For people hoping to bin the booze, Sarah encourages: “Go with your gut: if you think you have a problem, reach out for support and don’t let people pressure you into drinking.
“It is like any other addiction — you have it in you for life and you have to take it one day at a time, worry about tomorrow when tomorrow comes.”
For people who are concerned about their relationship with alcohol, Dr Hugh Gallagher, a general practitioner specialising in addiction medicine, explains about when alcohol consumption becomes a problem: “In simple terms, alcoholism or alcohol dependence is a compulsion to consume alcohol, despite negative consequences.
“There is a real compulsion to drink on a regular basis and your health, relationship, career or finances are negatively impacted.”
“If you are dependent on alcohol, [on giving up] you would experience withdrawal symptoms like tremors, sickness, headaches and anxiety if you do stop drinking,” explains the addiction expert.
“Inevitably with addiction of any kind, it has an impact on relationships first and foremost.
“Aside from the health risks, intimacy with your spouse will deteriorate and real concern from family members will arise.”

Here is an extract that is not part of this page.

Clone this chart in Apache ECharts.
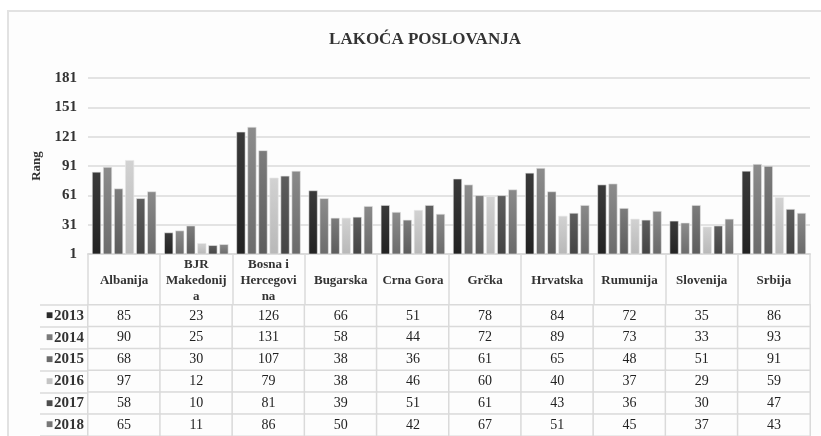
<!DOCTYPE html>
<html>
<head>
<meta charset="utf-8">
<script src="https://cdn.jsdelivr.net/npm/echarts@6/dist/echarts.min.js"></script>
<style>
html, body { margin: 0; padding: 0; background: #fff; }
#chart { width: 821px; height: 436px; }
</style>
</head>
<body>
<div id="chart"></div>
<script>
// podaci
const countries = ['Albanija', 'BJR Makedonija', 'Bosna i Hercegovina', 'Bugarska', 'Crna Gora',
                   'Grčka', 'Hrvatska', 'Rumunija', 'Slovenija', 'Srbija'];
// header text as wrapped in the table
const headerLabels = ['Albanija', 'BJR\nMakedonij\na', 'Bosna i\nHercegovi\nna', 'Bugarska', 'Crna Gora',
                      'Grčka', 'Hrvatska', 'Rumunija', 'Slovenija', 'Srbija'];
const years = ['2013', '2014', '2015', '2016', '2017', '2018'];
const rang2013 = [85, 23, 126, 66, 51, 78, 84, 72, 35, 86];
const rang2014 = [90, 25, 131, 58, 44, 72, 89, 73, 33, 93];
const rang2015 = [68, 30, 107, 38, 36, 61, 65, 48, 51, 91];
const rang2016 = [97, 12, 79, 38, 46, 60, 40, 37, 29, 59];
const rang2017 = [58, 10, 81, 39, 51, 61, 43, 36, 30, 47];
const rang2018 = [65, 11, 86, 50, 42, 67, 51, 45, 37, 43];
const yMin = 1, yMax = 181, yStep = 30;

const rows = [rang2013, rang2014, rang2015, rang2016, rang2017, rang2018];
const colors = [['#3a3a3a', '#222222'], ['#8c8c8c', '#6c6c6c'], ['#7c7c7c', '#5c5c5c'],
                ['#d2d2d2', '#b8b8b8'], ['#5e5e5e', '#444444'], ['#8a8a8a', '#6a6a6a']];
const swatch = ['#2a2a2a', '#7a7a7a', '#6a6a6a', '#c4c4c4', '#4e4e4e', '#777777'];
const font = 'Liberation Serif';
const lineCol = '#dadada';

let chartObj = echarts.init(document.getElementById('chart'));

// table cells
let cells = [];
rows.forEach((r, yi) => r.forEach((v, xi) => cells.push([xi, yi, v])));

let rich = { y: { fontFamily: font, fontWeight: 'bold', fontSize: 15, color: '#333' } };
swatch.forEach((c, i) => { rich['q' + i] = { color: c, fontSize: 12, padding: [0, 1, 0, 0] }; });

let series = rows.map((r, i) => ({
    name: years[i],
    type: 'bar',
    data: r,
    barGap: '22%',
    barCategoryGap: '11%',
    itemStyle: {
        color: new echarts.graphic.LinearGradient(0, 0, 0, 1, [
            { offset: 0, color: colors[i][0] },
            { offset: 1, color: colors[i][1] }
        ]),
        borderColor: '#e8e8e8',
        borderWidth: 0.6
    },
    emphasis: { disabled: true }
}));

series.push({
    type: 'heatmap',
    xAxisIndex: 1,
    yAxisIndex: 1,
    data: cells,
    itemStyle: { color: '#fdfdfd', borderColor: lineCol, borderWidth: 1.5 },
    label: {
        show: true,
        fontFamily: font,
        fontSize: 14,
        color: '#222',
        formatter: p => p.value[2]
    },
    emphasis: { disabled: true }
});

let options = {
    animation: false,
    backgroundColor: '#fff',
    graphic: [{
        type: 'rect',
        z: -10,
        shape: { x: 8, y: 11, width: 830, height: 440 },
        style: { fill: '#fdfdfd', stroke: '#e2e2e2', lineWidth: 2 }
    }],
    title: {
        text: 'LAKOĆA POSLOVANJA',
        left: 420,
        textAlign: 'center',
        top: 26,
        textStyle: { fontFamily: font, fontWeight: 'bold', fontSize: 17, color: '#333' }
    },
    grid: [
        { left: 88, right: 11, top: 78, bottom: 182 },
        { left: 88, right: 11, top: 305, height: 131 }
    ],
    xAxis: [{
        type: 'category',
        gridIndex: 0,
        data: countries,
        axisLine: { lineStyle: { color: lineCol, width: 2 } },
        axisTick: { show: true, length: 51, interval: 0, lineStyle: { color: lineCol, width: 1.5 } },
        axisLabel: {
            interval: 0,
            margin: 3,
            lineHeight: 16,
            fontFamily: font,
            fontWeight: 'bold',
            fontSize: 13,
            color: '#333',
            formatter: (v, i) => headerLabels[i].indexOf('\n') < 0 ? '\n' + headerLabels[i] : headerLabels[i]
        }
    }, {
        type: 'category',
        gridIndex: 1,
        data: countries,
        show: false
    }],
    yAxis: [{
        type: 'value',
        gridIndex: 0,
        min: yMin,
        max: yMax,
        interval: yStep,
        name: 'Rang',
        nameLocation: 'middle',
        nameGap: 43,
        nameTextStyle: { fontFamily: font, fontWeight: 'bold', fontSize: 13, color: '#333' },
        axisLine: { show: false },
        axisTick: { show: false },
        axisLabel: { fontFamily: font, fontWeight: 'bold', fontSize: 15, color: '#333', margin: 11 },
        splitLine: { lineStyle: { color: lineCol, width: 1.5 } }
    }, {
        type: 'category',
        gridIndex: 1,
        data: years,
        inverse: true,
        axisLine: { lineStyle: { color: lineCol, width: 1.5 } },
        axisTick: { show: true, length: 48, interval: 0, lineStyle: { color: lineCol, width: 1.5 } },
        axisLabel: {
            margin: 4,
            formatter: (v, i) => '{q' + i + '|■}{y|' + v + '}',
            rich: rich
        }
    }, {
        type: 'category',
        gridIndex: 1,
        data: years,
        inverse: true,
        offset: 48,
        axisLine: { lineStyle: { color: lineCol, width: 1.5 } },
        axisTick: { show: false },
        axisLabel: { show: false }
    }],
    series: series
};
chartObj.setOption(options);
</script>
</body>
</html>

Just over a decade ago, Samantha Kelly was a newly recovering alcoholic and a single mum on social welfare, with two daughters. Now, she has a top following on Twitter as an expert in entrepreneurship and the founder of The Women’s Inspire Network, a global online network of women just like her who want to follow their dreams.
The 48-year-old Tallaght native, who just recently celebrated the launch of her new book The Tweeting Goddess’ Little Book of Twitter Magic — How to Shine, Spread your Message and Build Authentic Relationships Online reveals how abstaining from alcohol changed her life.
“My dad used to say, ‘Stick to the old pints and stay away from those spirits, the wine doesn’t suit you’.
“Looking back, my 20s are a blur. I used to sing in a band and I loved the after-party, but the thing was, I was always the last one up. Everyone else would be drinking tea and I would be looking for more drink, and that is when I knew there was a problem. I didn’t drink every night, but I really looked forward to a Friday, and then I became a mom and realised what was important.”
Speaking about how alcohol affected her parenting, Samantha says: “I remember one sunny day, the kids were outside and I didn’t want to do anything, and I felt so guilty. I didn’t feel like I had anything to offer, I didn’t feel like I was a useful member of society — I felt like a failure.
“I was 36 when I decided enough was enough. I put everything I do now down to being sober — I would never have started my business or achieved what I have achieved if not for giving up alcohol.”
Reaching out to friends, family and a support group, the devoted mum of two reveals: “I am on a programme of recovery and I live a day at a time. I help others and I try and do the right things every day. That is the way I live my life now and for the children it is a domino effect: if mam is well, kids are well.”
Making her health a priority, the entrepreneur adds: “The health benefits have been huge. I lost a few pounds and then I took up running. I always watched runners on the road, promising myself that one day I would do that, and I did. I ran my first 5k last year. I am the healthiest I have ever been in my entire life.
“Self-care becomes a huge part of it. I wasn’t looking after myself — I was the last thing on my list. But now, that has all changed. [Giving up alcohol] has changed my life.
“If you are feeling like you can’t do this… if I can do it, you can too. I didn’t do it on my own, I got support.”